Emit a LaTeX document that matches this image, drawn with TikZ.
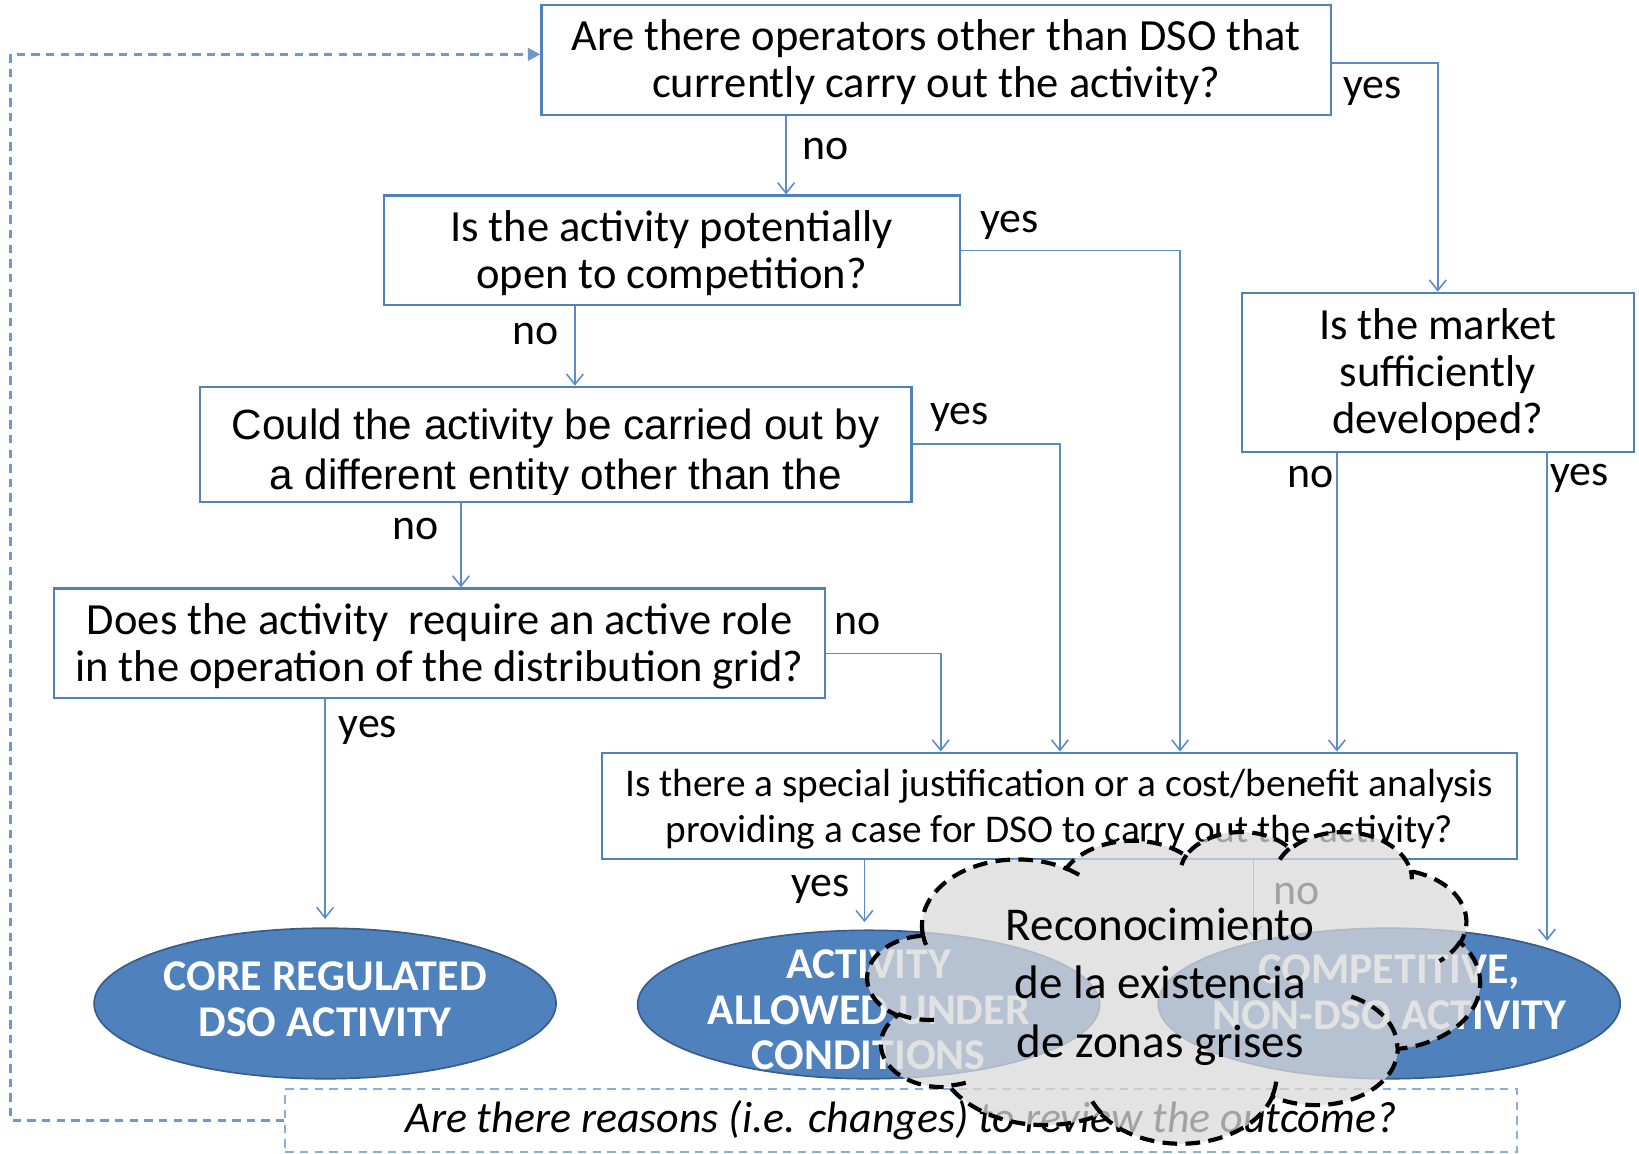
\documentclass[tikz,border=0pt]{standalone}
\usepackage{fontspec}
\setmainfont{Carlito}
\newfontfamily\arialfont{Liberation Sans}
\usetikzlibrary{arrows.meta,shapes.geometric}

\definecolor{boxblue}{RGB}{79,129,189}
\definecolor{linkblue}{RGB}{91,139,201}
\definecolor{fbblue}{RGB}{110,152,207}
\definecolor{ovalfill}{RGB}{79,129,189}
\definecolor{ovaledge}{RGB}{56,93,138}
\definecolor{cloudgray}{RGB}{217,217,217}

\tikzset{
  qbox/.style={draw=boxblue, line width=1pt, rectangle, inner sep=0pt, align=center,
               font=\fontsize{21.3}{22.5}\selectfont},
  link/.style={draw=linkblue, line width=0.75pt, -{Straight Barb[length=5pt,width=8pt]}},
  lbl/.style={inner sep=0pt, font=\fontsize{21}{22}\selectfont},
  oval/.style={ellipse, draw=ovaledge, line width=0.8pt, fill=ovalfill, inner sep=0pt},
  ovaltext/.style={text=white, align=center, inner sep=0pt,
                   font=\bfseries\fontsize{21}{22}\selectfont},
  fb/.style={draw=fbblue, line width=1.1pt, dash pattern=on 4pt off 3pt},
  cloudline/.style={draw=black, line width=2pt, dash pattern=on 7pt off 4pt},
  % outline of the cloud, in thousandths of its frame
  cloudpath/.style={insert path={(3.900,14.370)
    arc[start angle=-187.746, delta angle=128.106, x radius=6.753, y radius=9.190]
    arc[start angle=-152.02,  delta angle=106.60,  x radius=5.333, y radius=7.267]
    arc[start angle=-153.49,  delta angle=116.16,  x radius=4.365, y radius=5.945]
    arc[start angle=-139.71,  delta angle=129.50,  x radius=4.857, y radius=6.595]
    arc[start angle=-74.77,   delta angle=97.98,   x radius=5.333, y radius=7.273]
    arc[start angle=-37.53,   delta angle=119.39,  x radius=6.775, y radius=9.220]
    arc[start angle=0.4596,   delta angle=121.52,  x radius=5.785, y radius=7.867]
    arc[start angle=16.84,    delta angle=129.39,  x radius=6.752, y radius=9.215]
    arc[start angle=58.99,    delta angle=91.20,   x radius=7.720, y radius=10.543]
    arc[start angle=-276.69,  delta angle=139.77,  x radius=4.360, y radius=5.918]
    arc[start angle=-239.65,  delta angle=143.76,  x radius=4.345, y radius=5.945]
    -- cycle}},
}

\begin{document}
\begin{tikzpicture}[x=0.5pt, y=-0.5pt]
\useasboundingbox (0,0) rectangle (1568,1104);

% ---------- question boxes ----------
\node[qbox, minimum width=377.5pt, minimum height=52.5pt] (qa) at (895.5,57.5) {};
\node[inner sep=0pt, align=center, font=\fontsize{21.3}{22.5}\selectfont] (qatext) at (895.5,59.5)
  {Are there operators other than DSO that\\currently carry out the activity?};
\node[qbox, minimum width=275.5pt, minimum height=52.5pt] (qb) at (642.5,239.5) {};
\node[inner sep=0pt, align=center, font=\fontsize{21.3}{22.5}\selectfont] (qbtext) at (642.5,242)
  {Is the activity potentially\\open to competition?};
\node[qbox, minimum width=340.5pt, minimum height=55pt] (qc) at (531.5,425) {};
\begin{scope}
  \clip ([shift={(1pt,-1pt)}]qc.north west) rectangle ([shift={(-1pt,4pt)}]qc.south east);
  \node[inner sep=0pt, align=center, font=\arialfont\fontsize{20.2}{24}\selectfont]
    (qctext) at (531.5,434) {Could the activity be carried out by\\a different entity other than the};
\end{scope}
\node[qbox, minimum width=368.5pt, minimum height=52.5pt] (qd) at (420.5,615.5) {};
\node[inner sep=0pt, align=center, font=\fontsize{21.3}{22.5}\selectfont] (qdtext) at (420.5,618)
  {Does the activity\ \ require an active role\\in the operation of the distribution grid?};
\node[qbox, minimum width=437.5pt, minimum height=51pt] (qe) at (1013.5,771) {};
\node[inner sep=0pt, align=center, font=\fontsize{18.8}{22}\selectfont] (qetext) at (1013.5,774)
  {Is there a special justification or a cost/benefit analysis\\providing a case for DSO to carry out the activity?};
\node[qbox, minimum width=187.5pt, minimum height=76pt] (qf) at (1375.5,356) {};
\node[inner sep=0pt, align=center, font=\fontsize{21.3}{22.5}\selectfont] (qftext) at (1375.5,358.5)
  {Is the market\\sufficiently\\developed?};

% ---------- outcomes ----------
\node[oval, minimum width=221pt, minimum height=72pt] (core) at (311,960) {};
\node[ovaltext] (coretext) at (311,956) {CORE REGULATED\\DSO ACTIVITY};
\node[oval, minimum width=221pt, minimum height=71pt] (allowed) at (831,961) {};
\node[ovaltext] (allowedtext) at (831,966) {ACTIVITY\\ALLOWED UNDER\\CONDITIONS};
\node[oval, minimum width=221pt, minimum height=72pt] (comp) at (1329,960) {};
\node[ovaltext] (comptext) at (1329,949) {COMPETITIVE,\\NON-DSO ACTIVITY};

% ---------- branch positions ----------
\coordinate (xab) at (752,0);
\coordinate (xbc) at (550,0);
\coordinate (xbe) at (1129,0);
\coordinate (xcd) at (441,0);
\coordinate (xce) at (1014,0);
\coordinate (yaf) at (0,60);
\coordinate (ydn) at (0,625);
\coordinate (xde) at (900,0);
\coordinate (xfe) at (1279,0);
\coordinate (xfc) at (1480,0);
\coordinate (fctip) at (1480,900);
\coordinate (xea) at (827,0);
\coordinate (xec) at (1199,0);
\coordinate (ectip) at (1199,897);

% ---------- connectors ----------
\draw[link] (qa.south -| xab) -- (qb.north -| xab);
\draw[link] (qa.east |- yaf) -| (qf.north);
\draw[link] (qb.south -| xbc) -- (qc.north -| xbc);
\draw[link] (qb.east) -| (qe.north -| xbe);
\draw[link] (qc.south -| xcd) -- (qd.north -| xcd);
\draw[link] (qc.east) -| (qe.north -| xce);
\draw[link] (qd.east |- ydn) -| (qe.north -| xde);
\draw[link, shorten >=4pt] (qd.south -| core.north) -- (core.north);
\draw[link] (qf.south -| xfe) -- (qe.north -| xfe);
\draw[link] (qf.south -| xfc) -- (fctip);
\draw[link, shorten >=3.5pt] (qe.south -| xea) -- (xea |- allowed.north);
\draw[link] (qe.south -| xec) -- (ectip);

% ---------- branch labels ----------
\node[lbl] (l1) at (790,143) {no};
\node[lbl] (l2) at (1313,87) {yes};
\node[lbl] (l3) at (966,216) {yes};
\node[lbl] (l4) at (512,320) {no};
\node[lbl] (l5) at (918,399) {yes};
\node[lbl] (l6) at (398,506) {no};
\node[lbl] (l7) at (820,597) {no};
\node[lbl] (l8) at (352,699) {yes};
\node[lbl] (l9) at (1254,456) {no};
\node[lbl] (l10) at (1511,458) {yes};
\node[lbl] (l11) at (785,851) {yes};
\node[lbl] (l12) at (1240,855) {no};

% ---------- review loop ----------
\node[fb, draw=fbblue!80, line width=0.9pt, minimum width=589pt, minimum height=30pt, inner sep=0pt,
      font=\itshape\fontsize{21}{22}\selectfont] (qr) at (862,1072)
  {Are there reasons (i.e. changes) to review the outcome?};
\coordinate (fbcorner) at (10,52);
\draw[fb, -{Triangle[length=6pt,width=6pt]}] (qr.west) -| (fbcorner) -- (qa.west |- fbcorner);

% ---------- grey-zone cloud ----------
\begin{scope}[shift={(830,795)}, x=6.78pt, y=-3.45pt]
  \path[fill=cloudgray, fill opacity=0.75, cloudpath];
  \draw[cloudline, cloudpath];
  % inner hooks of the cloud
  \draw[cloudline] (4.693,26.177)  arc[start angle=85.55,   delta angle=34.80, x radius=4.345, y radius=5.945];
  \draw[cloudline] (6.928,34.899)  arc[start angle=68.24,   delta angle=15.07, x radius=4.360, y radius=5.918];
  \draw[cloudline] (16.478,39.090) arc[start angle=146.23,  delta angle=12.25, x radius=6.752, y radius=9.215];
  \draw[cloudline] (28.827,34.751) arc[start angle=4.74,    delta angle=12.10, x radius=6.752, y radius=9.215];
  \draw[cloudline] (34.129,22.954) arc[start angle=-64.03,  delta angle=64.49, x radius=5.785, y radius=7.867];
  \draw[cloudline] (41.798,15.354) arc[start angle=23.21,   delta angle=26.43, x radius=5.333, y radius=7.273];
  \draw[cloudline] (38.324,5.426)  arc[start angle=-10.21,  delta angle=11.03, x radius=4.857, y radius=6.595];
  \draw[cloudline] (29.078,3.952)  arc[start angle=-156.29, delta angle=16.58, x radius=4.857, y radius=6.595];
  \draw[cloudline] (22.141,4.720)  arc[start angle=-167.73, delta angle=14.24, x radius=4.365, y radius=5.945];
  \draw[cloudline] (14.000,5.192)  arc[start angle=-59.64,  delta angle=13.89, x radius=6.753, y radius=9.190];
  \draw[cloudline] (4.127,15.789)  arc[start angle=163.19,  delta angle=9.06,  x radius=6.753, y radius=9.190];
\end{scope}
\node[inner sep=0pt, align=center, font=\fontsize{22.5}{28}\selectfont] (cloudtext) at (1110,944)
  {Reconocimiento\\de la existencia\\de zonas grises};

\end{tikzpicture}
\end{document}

══════

- _STATED PROBLEM_: Look through the data and gather every line with the string "that" in it.

- _EXERCISE SOLUTION_:
Emit a LaTeX document that matches this image, drawn with TikZ.
  {Are there operators other than DSO that\\currently carry out the activity?};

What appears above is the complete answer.